(AIM OF THE EXERCISE):
Everything in the listing except the pictures should be written out exactly.

(GIVEN INFORMATION):
━━━━━━
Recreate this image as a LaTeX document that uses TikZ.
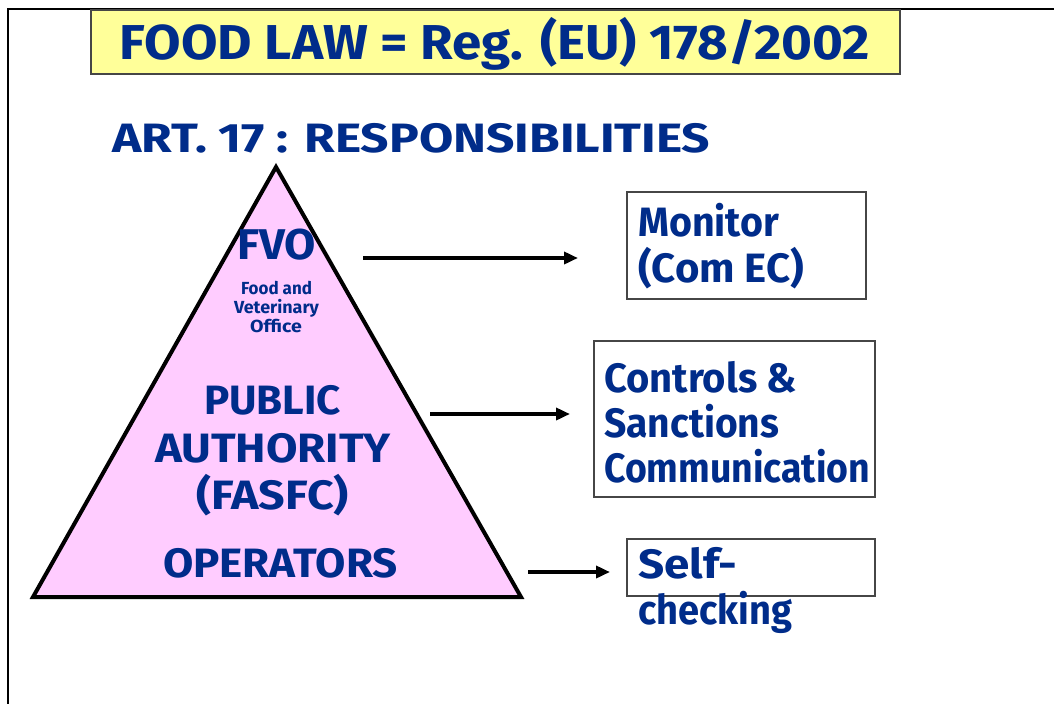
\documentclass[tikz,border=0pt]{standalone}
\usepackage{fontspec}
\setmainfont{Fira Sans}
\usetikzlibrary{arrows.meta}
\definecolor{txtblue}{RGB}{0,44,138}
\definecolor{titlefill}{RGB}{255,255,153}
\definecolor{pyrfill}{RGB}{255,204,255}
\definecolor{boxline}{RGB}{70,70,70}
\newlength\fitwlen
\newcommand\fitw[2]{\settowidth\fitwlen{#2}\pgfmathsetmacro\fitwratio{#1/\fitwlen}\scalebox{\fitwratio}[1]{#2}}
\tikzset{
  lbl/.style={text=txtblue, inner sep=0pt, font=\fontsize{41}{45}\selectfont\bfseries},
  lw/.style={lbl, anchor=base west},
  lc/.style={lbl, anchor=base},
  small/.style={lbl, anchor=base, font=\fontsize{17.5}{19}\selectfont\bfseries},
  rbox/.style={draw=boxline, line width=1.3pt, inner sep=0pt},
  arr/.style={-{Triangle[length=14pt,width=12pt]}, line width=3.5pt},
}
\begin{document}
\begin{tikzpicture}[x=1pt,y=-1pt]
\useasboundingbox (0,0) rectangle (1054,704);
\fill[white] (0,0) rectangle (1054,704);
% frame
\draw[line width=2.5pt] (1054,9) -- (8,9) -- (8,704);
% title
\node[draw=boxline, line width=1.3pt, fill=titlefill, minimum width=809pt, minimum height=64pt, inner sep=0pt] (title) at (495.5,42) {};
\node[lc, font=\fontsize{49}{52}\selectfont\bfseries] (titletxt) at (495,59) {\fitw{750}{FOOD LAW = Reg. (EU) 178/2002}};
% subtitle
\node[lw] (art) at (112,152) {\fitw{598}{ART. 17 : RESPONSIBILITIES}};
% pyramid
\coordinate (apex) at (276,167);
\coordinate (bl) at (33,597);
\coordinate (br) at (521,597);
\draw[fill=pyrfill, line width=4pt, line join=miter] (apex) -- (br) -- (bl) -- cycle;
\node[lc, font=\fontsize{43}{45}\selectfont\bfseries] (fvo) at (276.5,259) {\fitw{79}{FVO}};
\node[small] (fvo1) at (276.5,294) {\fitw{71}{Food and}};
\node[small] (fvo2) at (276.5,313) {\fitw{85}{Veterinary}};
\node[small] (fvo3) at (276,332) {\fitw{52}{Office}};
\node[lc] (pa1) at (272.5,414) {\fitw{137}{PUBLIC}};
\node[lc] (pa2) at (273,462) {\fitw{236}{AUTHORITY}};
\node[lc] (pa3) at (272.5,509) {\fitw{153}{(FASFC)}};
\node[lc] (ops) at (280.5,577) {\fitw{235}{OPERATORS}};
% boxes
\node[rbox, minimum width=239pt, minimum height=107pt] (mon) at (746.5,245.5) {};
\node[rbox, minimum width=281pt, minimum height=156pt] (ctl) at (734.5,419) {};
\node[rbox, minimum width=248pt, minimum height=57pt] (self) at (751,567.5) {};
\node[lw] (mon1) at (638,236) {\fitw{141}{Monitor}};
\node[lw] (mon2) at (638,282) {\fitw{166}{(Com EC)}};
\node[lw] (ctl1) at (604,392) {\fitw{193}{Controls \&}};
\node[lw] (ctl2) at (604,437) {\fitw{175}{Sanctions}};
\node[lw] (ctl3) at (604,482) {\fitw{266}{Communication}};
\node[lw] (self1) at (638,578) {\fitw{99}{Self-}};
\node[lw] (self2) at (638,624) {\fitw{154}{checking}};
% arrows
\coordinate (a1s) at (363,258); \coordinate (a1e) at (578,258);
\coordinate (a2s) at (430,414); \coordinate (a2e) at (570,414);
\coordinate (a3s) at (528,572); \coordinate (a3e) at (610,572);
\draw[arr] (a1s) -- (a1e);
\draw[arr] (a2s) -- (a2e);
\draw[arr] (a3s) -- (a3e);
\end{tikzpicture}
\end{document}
━━━━━━
(ANSWER FOR THE TASK):
Recreate this image as a LaTeX document that uses TikZ.
\documentclass[tikz,border=0pt]{standalone}
\usepackage{fontspec}
\setmainfont{Fira Sans}
\usetikzlibrary{arrows.meta}
\definecolor{txtblue}{RGB}{0,44,138}
\definecolor{titlefill}{RGB}{255,255,153}
\definecolor{pyrfill}{RGB}{255,204,255}
\definecolor{boxline}{RGB}{70,70,70}
\newlength\fitwlen
\newcommand\fitw[2]{\settowidth\fitwlen{#2}\pgfmathsetmacro\fitwratio{#1/\fitwlen}\scalebox{\fitwratio}[1]{#2}}
\tikzset{
  lbl/.style={text=txtblue, inner sep=0pt, font=\fontsize{41}{45}\selectfont\bfseries},
  lw/.style={lbl, anchor=base west},
  lc/.style={lbl, anchor=base},
  small/.style={lbl, anchor=base, font=\fontsize{17.5}{19}\selectfont\bfseries},
  rbox/.style={draw=boxline, line width=1.3pt, inner sep=0pt},
  arr/.style={-{Triangle[length=14pt,width=12pt]}, line width=3.5pt},
}
\begin{document}
\begin{tikzpicture}[x=1pt,y=-1pt]
\useasboundingbox (0,0) rectangle (1054,704);
\fill[white] (0,0) rectangle (1054,704);
% frame
\draw[line width=2.5pt] (1054,9) -- (8,9) -- (8,704);
% title
\node[draw=boxline, line width=1.3pt, fill=titlefill, minimum width=809pt, minimum height=64pt, inner sep=0pt] (title) at (495.5,42) {};
\node[lc, font=\fontsize{49}{52}\selectfont\bfseries] (titletxt) at (495,59) {\fitw{750}{FOOD LAW = Reg. (EU) 178/2002}};
% subtitle
\node[lw] (art) at (112,152) {\fitw{598}{ART. 17 : RESPONSIBILITIES}};
% pyramid
\coordinate (apex) at (276,167);
\coordinate (bl) at (33,597);
\coordinate (br) at (521,597);
\draw[fill=pyrfill, line width=4pt, line join=miter] (apex) -- (br) -- (bl) -- cycle;
\node[lc, font=\fontsize{43}{45}\selectfont\bfseries] (fvo) at (276.5,259) {\fitw{79}{FVO}};
\node[small] (fvo1) at (276.5,294) {\fitw{71}{Food and}};
\node[small] (fvo2) at (276.5,313) {\fitw{85}{Veterinary}};
\node[small] (fvo3) at (276,332) {\fitw{52}{Office}};
\node[lc] (pa1) at (272.5,414) {\fitw{137}{PUBLIC}};
\node[lc] (pa2) at (273,462) {\fitw{236}{AUTHORITY}};
\node[lc] (pa3) at (272.5,509) {\fitw{153}{(FASFC)}};
\node[lc] (ops) at (280.5,577) {\fitw{235}{OPERATORS}};
% boxes
\node[rbox, minimum width=239pt, minimum height=107pt] (mon) at (746.5,245.5) {};
\node[rbox, minimum width=281pt, minimum height=156pt] (ctl) at (734.5,419) {};
\node[rbox, minimum width=248pt, minimum height=57pt] (self) at (751,567.5) {};
\node[lw] (mon1) at (638,236) {\fitw{141}{Monitor}};
\node[lw] (mon2) at (638,282) {\fitw{166}{(Com EC)}};
\node[lw] (ctl1) at (604,392) {\fitw{193}{Controls \&}};
\node[lw] (ctl2) at (604,437) {\fitw{175}{Sanctions}};
\node[lw] (ctl3) at (604,482) {\fitw{266}{Communication}};
\node[lw] (self1) at (638,578) {\fitw{99}{Self-}};
\node[lw] (self2) at (638,624) {\fitw{154}{checking}};
% arrows
\coordinate (a1s) at (363,258); \coordinate (a1e) at (578,258);
\coordinate (a2s) at (430,414); \coordinate (a2e) at (570,414);
\coordinate (a3s) at (528,572); \coordinate (a3e) at (610,572);
\draw[arr] (a1s) -- (a1e);
\draw[arr] (a2s) -- (a2e);
\draw[arr] (a3s) -- (a3e);
\end{tikzpicture}
\end{document}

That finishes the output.